JIS News

Osborne Nurse, Chairman of the Trinidad and Tobago Securities and Exchange Commission, has called for increased cooperation among the region’s securities regulators or a single regional exchange, to reduce market complications.
Mr. Nurse, who was addressing the launch of the second annual Caribbean Securities Regulators Conference yesterday (Oct.11) at the Hilton Kingston Hotel, said that, “regulators need to collaborate more closely in order to help simplify the requirements for business activity and to ensure that all investors, wherever resident, benefit from the same level of knowledge or information about market actors, and about issuers.”
Citing the securities market in Trinidad and Tobago as an example, Mr. Nurse said that cross-listed entities, which essentially were companies that traded in securities both within, and outside of the country, “are a bit unsure about the requirements they have to satisfy on each of their listed markets.”
He pointed out, that increased cooperation among regulators, in addition to the development of a single regional approach would simplify the requirements for firms seeking to enter the market.

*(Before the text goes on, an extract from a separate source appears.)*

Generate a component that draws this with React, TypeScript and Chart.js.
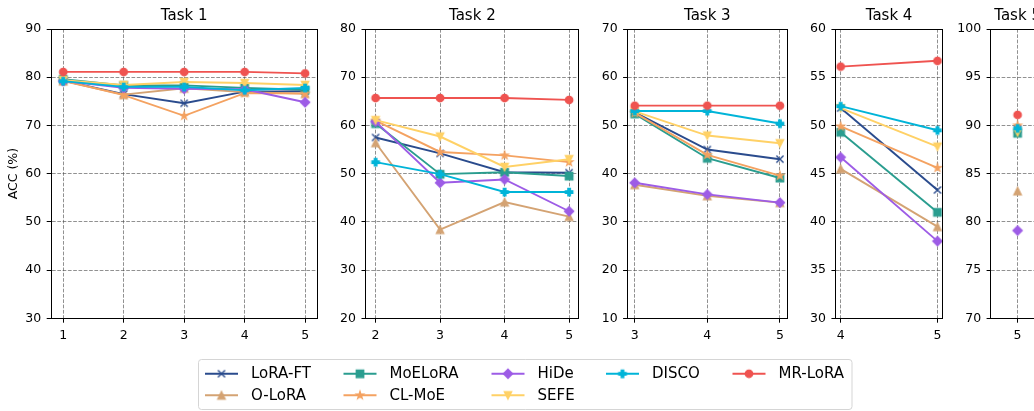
import React, { useEffect, useRef } from 'react';
import { Chart, registerables } from 'chart.js';

Chart.register(...registerables);

const FONT_FAMILY = "'DejaVu Sans', 'Liberation Sans', sans-serif";

// ---------- data ----------
const taskTitles = ['Task 1', 'Task 2', 'Task 3', 'Task 4', 'Task 5'];
const taskSteps = [[1, 2, 3, 4, 5], [2, 3, 4, 5], [3, 4, 5], [4, 5], [5]];
const yMins = [30, 20, 10, 30, 70];
const yMaxs = [90, 80, 70, 60, 100];
const yStepSizes = [10, 10, 10, 5, 5];
const yAxisLabel = 'ACC (%)';

const seriesNames = ['LoRA-FT', 'O-LoRA', 'MoELoRA', 'CL-MoE', 'HiDe', 'SEFE', 'DISCO', 'MR-LoRA'];
const seriesColors = ['#2a4b8d', '#d4a373', '#2a9d8f', '#f4a261', '#9d5ce6', '#ffd166', '#00b4d8', '#ef5350'];
const seriesMarkers = ['x', '^', 's', '*', 'D', 'v', 'P', 'o'];

const loraFT = [
  [79.3, 76.5, 74.6, 77.0, 77.1],
  [57.5, 54.2, 50.3, 50.2],
  [52.7, 45.0, 43.0],
  [51.8, 43.3],
  [89.6],
];
const oLoRA = [
  [79.2, 76.4, 77.7, 76.9, 76.6],
  [56.4, 38.4, 44.1, 41.1],
  [37.7, 35.4, 34.0],
  [45.5, 39.5],
  [83.2],
];
const moELoRA = [
  [79.6, 78.3, 78.3, 77.8, 77.4],
  [60.4, 49.9, 50.3, 49.5],
  [52.4, 43.2, 39.1],
  [49.3, 41.0],
  [89.2],
];
const clMoE = [
  [79.3, 76.3, 72.0, 76.7, 76.6],
  [61.0, 54.5, 53.8, 52.4],
  [52.6, 43.9, 39.6],
  [49.9, 45.6],
  [90.0],
];
const hiDe = [
  [79.2, 77.8, 77.6, 77.5, 74.8],
  [60.8, 48.1, 48.8, 42.2],
  [38.1, 35.7, 34.0],
  [46.7, 38.0],
  [79.1],
];
const sefe = [
  [79.4, 78.4, 79.0, 78.8, 78.4],
  [61.1, 57.7, 51.4, 53.0],
  [52.9, 47.9, 46.3],
  [51.8, 47.8],
  [89.3],
];
const disco = [
  [79.2, 78.0, 78.0, 77.3, 77.8],
  [52.4, 49.9, 46.2, 46.2],
  [53.0, 53.0, 50.4],
  [52.0, 49.5],
  [89.7],
];
const mrLoRA = [
  [81.1, 81.1, 81.1, 81.1, 80.8],
  [65.7, 65.7, 65.7, 65.3],
  [54.1, 54.1, 54.1],
  [56.1, 56.7],
  [91.1],
];
const seriesValues = [loraFT, oLoRA, moELoRA, clMoE, hiDe, sefe, disco, mrLoRA];

// ---------- layout ----------
const FIG_W = 1034;
const FIG_H = 411;
const SUB_H = 345;
const PLOT_BOTTOM = 318.3;
const UNIT_W = 53.22;
const GAP_W = 48.7;
const FIRST_LEFT = 51.1;
const widthRatios = [5, 4, 3, 2, 1];
const GRID_COLOR = 'rgba(70,70,70,0.75)';

const plotLefts: number[] = [];
{
  let l = FIRST_LEFT;
  for (let i = 0; i < widthRatios.length; i++) {
    plotLefts.push(l);
    l += widthRatios[i] * UNIT_W + GAP_W;
  }
}

// ---------- markers ----------
function makeMarker(kind: string, color: string): HTMLCanvasElement {
  const size = 16;
  const c = document.createElement('canvas');
  c.width = size;
  c.height = size;
  const ctx = c.getContext('2d') as CanvasRenderingContext2D;
  const cx = size / 2;
  const cy = size / 2;
  const s = 7.5;
  const h = s / 2;
  ctx.fillStyle = color;
  ctx.strokeStyle = color;
  ctx.lineWidth = 1.25;
  ctx.lineJoin = 'miter';
  ctx.beginPath();
  if (kind === 'o') {
    ctx.arc(cx, cy, h, 0, Math.PI * 2);
  } else if (kind === 's') {
    ctx.rect(cx - h, cy - h, s, s);
  } else if (kind === '^') {
    ctx.moveTo(cx, cy - h);
    ctx.lineTo(cx + h, cy + h);
    ctx.lineTo(cx - h, cy + h);
    ctx.closePath();
  } else if (kind === 'v') {
    ctx.moveTo(cx, cy + h);
    ctx.lineTo(cx + h, cy - h);
    ctx.lineTo(cx - h, cy - h);
    ctx.closePath();
  } else if (kind === 'D') {
    const d = s * 0.62;
    ctx.moveTo(cx, cy - d);
    ctx.lineTo(cx + d, cy);
    ctx.lineTo(cx, cy + d);
    ctx.lineTo(cx - d, cy);
    ctx.closePath();
  } else if (kind === '*') {
    const outer = h * 1.05;
    const inner = outer * 0.382;
    for (let i = 0; i < 10; i++) {
      const r = i % 2 === 0 ? outer : inner;
      const a = -Math.PI / 2 + (i * Math.PI) / 5;
      const px = cx + r * Math.cos(a);
      const py = cy + r * Math.sin(a);
      if (i === 0) ctx.moveTo(px, py);
      else ctx.lineTo(px, py);
    }
    ctx.closePath();
  } else if (kind === 'P') {
    const a = s / 6;
    ctx.moveTo(cx - a, cy - h);
    ctx.lineTo(cx + a, cy - h);
    ctx.lineTo(cx + a, cy - a);
    ctx.lineTo(cx + h, cy - a);
    ctx.lineTo(cx + h, cy + a);
    ctx.lineTo(cx + a, cy + a);
    ctx.lineTo(cx + a, cy + h);
    ctx.lineTo(cx - a, cy + h);
    ctx.lineTo(cx - a, cy + a);
    ctx.lineTo(cx - h, cy + a);
    ctx.lineTo(cx - h, cy - a);
    ctx.lineTo(cx - a, cy - a);
    ctx.closePath();
  } else if (kind === 'x') {
    const k = h * 0.95;
    ctx.moveTo(cx - k, cy - k);
    ctx.lineTo(cx + k, cy + k);
    ctx.moveTo(cx + k, cy - k);
    ctx.lineTo(cx - k, cy + k);
    ctx.lineWidth = 1.4;
  }
  if (kind !== 'x') ctx.fill();
  ctx.stroke();
  return c;
}

const framePlugin = {
  id: 'frame',
  afterDraw(chart: any) {
    const { ctx, chartArea: a } = chart;
    const l = Math.round(a.left - 0.5) + 0.5;
    const r = Math.round(a.right - 0.5) + 0.5;
    const t = Math.round(a.top - 0.5) + 0.5;
    const b = Math.round(a.bottom - 0.5) + 0.5;
    ctx.save();
    ctx.strokeStyle = '#000';
    ctx.lineWidth = 1;
    ctx.strokeRect(l, t, r - l, b - t);
    ctx.restore();
  },
};

function Subplot({ t }: { t: number }) {
  const ref = useRef<HTMLCanvasElement>(null);
  const left = plotLefts[t];
  const plotW = widthRatios[t] * UNIT_W;
  const canvasLeft = t === 0 ? 0 : Math.floor(left - 40);
  const yW = left - canvasLeft;
  const canvasW = Math.ceil(yW + plotW + 10);
  const padR = canvasW - yW - plotW;

  useEffect(() => {
    const xs = taskSteps[t];
    const n = xs.length;
    const span = n > 1 ? xs[n - 1] - xs[0] : 1;
    const xMin = xs[0] - 0.05 * span;
    const xMax = xs[n - 1] + 0.05 * span;
    const tickFont = { family: FONT_FAMILY, size: 12.5 };
    const N = seriesNames.length;
    const datasets = seriesNames.map((name, i) => ({
      label: name,
      data: xs.map((x, k) => ({ x, y: seriesValues[i][t][k] })),
      borderColor: seriesColors[i],
      backgroundColor: seriesColors[i],
      borderWidth: 1.9,
      pointStyle: makeMarker(seriesMarkers[i], seriesColors[i]),
      pointRadius: 4,
      pointHoverRadius: 4,
      tension: 0,
      fill: false,
      order: N - 1 - i,
      clip: false,
    }));
    const chart = new Chart(ref.current as HTMLCanvasElement, {
      type: 'line',
      data: { datasets } as any,
      options: {
        responsive: false,
        animation: false,
        events: [],
        layout: { padding: { left: 0, right: padR, top: 0, bottom: 0 } },
        plugins: {
          legend: { display: false },
          tooltip: { enabled: false },
          title: {
            display: true,
            text: taskTitles[t],
            fullSize: false,
            color: '#000',
            font: { family: FONT_FAMILY, size: 15, weight: 'normal', lineHeight: 1.2 },
            padding: { top: 7, bottom: 4 },
          },
        },
        scales: {
          x: {
            type: 'linear',
            min: xMin,
            max: xMax,
            afterBuildTicks: (scale: any) => {
              scale.ticks = xs.map((v) => ({ value: v }));
            },
            afterFit: (scale: any) => {
              scale.height = SUB_H - PLOT_BOTTOM;
            },
            ticks: { font: tickFont, color: '#000', padding: 6, maxRotation: 0, autoSkip: false },
            grid: { color: GRID_COLOR, lineWidth: 0.8, tickColor: '#000', tickLength: 4.4, tickWidth: 1, tickBorderDash: [] },
            border: { display: true, color: '#000', width: 1, dash: [3.7, 1.6] },
          },
          y: {
            type: 'linear',
            min: yMins[t],
            max: yMaxs[t],
            afterFit: (scale: any) => {
              scale.width = yW;
            },
            ticks: { font: tickFont, color: '#000', padding: 5.5, stepSize: yStepSizes[t] },
            grid: { color: GRID_COLOR, lineWidth: 0.8, tickColor: '#000', tickLength: 4.4, tickWidth: 1, tickBorderDash: [] },
            border: { display: true, color: '#000', width: 1, dash: [3.7, 1.6] },
            title: {
              display: t === 0,
              text: yAxisLabel,
              color: '#000',
              font: { family: FONT_FAMILY, size: 12.5, lineHeight: 1.2 },
              padding: { top: 6.5, bottom: 0 },
            },
          },
        },
      } as any,
      plugins: [framePlugin],
    });
    return () => chart.destroy();
  }, [t]);

  return (
    <canvas
      ref={ref}
      width={canvasW}
      height={SUB_H}
      style={{ position: 'absolute', left: canvasLeft, top: 0, width: canvasW, height: SUB_H }}
    />
  );
}

// ---------- legend ----------
const LEGEND_TOP = 345;
const LEGEND_H = FIG_H - LEGEND_TOP;
const legendColX = [205, 343.5, 491.5, 606, 732.5];
const legendRowY = [28.7, 50.3];
// column-major fill with 5 columns: column heights 2,2,2,1,1
const legendCols = [0, 0, 1, 1, 2, 2, 3, 4];
const legendRows = [0, 1, 0, 1, 0, 1, 0, 0];

const legendPlugin = {
  id: 'gridLegend',
  afterDraw(chart: any) {
    const { ctx } = chart;
    const ds = chart.data.datasets;
    ctx.save();
    const bx = 198.5, by = 14.5, bw = 653.5, bh = 50;
    const r = 3;
    ctx.beginPath();
    ctx.moveTo(bx + r, by);
    ctx.lineTo(bx + bw - r, by);
    ctx.quadraticCurveTo(bx + bw, by, bx + bw, by + r);
    ctx.lineTo(bx + bw, by + bh - r);
    ctx.quadraticCurveTo(bx + bw, by + bh, bx + bw - r, by + bh);
    ctx.lineTo(bx + r, by + bh);
    ctx.quadraticCurveTo(bx, by + bh, bx, by + bh - r);
    ctx.lineTo(bx, by + r);
    ctx.quadraticCurveTo(bx, by, bx + r, by);
    ctx.closePath();
    ctx.fillStyle = 'rgba(255,255,255,0.8)';
    ctx.fill();
    ctx.strokeStyle = '#d5d5d5';
    ctx.lineWidth = 1;
    ctx.stroke();
    ctx.font = `15px ${FONT_FAMILY}`;
    ctx.textBaseline = 'middle';
    ctx.textAlign = 'left';
    ds.forEach((d: any, k: number) => {
      const x0 = legendColX[legendCols[k]];
      const y = legendRowY[legendRows[k]];
      ctx.beginPath();
      ctx.strokeStyle = d.borderColor;
      ctx.lineWidth = d.borderWidth;
      ctx.moveTo(x0, y);
      ctx.lineTo(x0 + 33, y);
      ctx.stroke();
      const img = d.pointStyle as HTMLCanvasElement;
      ctx.drawImage(img, x0 + 16.5 - img.width / 2, y - img.height / 2);
      ctx.fillStyle = '#000';
      ctx.fillText(d.label, x0 + 46, y + 0.5);
    });
    ctx.restore();
  },
};

function LegendCanvas() {
  const ref = useRef<HTMLCanvasElement>(null);
  useEffect(() => {
    const chart = new Chart(ref.current as HTMLCanvasElement, {
      type: 'line',
      data: {
        datasets: seriesNames.map((name, i) => ({
          label: name,
          data: [],
          borderColor: seriesColors[i],
          backgroundColor: seriesColors[i],
          borderWidth: 1.9,
          pointStyle: makeMarker(seriesMarkers[i], seriesColors[i]),
        })),
      } as any,
      options: {
        responsive: false,
        animation: false,
        events: [],
        scales: { x: { display: false }, y: { display: false } },
        plugins: { legend: { display: false }, tooltip: { enabled: false } },
      } as any,
      plugins: [legendPlugin],
    });
    return () => chart.destroy();
  }, []);
  return (
    <canvas
      ref={ref}
      width={FIG_W}
      height={LEGEND_H}
      style={{ position: 'absolute', left: 0, top: LEGEND_TOP, width: FIG_W, height: LEGEND_H }}
    />
  );
}

export default function App() {
  return (
    <div
      style={{
        position: 'fixed',
        left: 0,
        top: 0,
        width: FIG_W,
        height: FIG_H,
        overflow: 'hidden',
        background: '#fff',
      }}
    >
      {taskTitles.map((_, t) => (
        <Subplot key={t} t={t} />
      ))}
      <LegendCanvas />
    </div>
  );
}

He explained that securities regulators established standards for the disclosure of information, and for market behaviour that require issuers and market actors to observe, as the key mechanisms for ensuring the protection of investors, the efficiency of the markets and the minimisation of systemic risks.
Mr. Nurse said that while it may seem to be a relatively simple job to establish standards, it was not one without cost, “and all market participants seek to minimise these costs wherever possible by playing in the areas of difference”.
He said the Association of Caribbean Securities Regulators was founded in 2003, to develop appropriate standards based on internationally accepted norms that govern disclosure and behaviour in regional markets.
The association, he continued, was “also designed to facilitate the development, widening and deepening of integrated regional securities markets”.
There are four stock exchanges in the Caribbean on which equity securities of Caribbean companies may be listed. Mr. Nurse informed that there are fewer than 120 listings on these exchanges and several of these were by companies listed in more than one of the markets. In Jamaica, there are 46 listings, with six of these listings domiciled elsewhere in the Caribbean.
The second annual Caribbean Securities Regulators Conference is slated to take place from November 7 to 8 at the Jamaica Conference Centre in downtown Kingston under the theme, ‘Securities Market Regulation: Balancing Protection and Development’.
Participants expected to attend include stakeholders in the financial services sector including issuers, investors, market intermediaries, local and regional government officials, academics and other interests.
The conference will be comprised of five technical presentations and seven panel discussions. Among discussion topics are: Prosecuting Securities Market Abuse: Practices and Pitfalls; Corporate Governance Standards for Issuers and Dealers; and The Implications of the Caribbean Single Market and Economy (CSME) for Securities Market Regulators.
The inaugural conference was hosted last year in Trinidad and Tobago.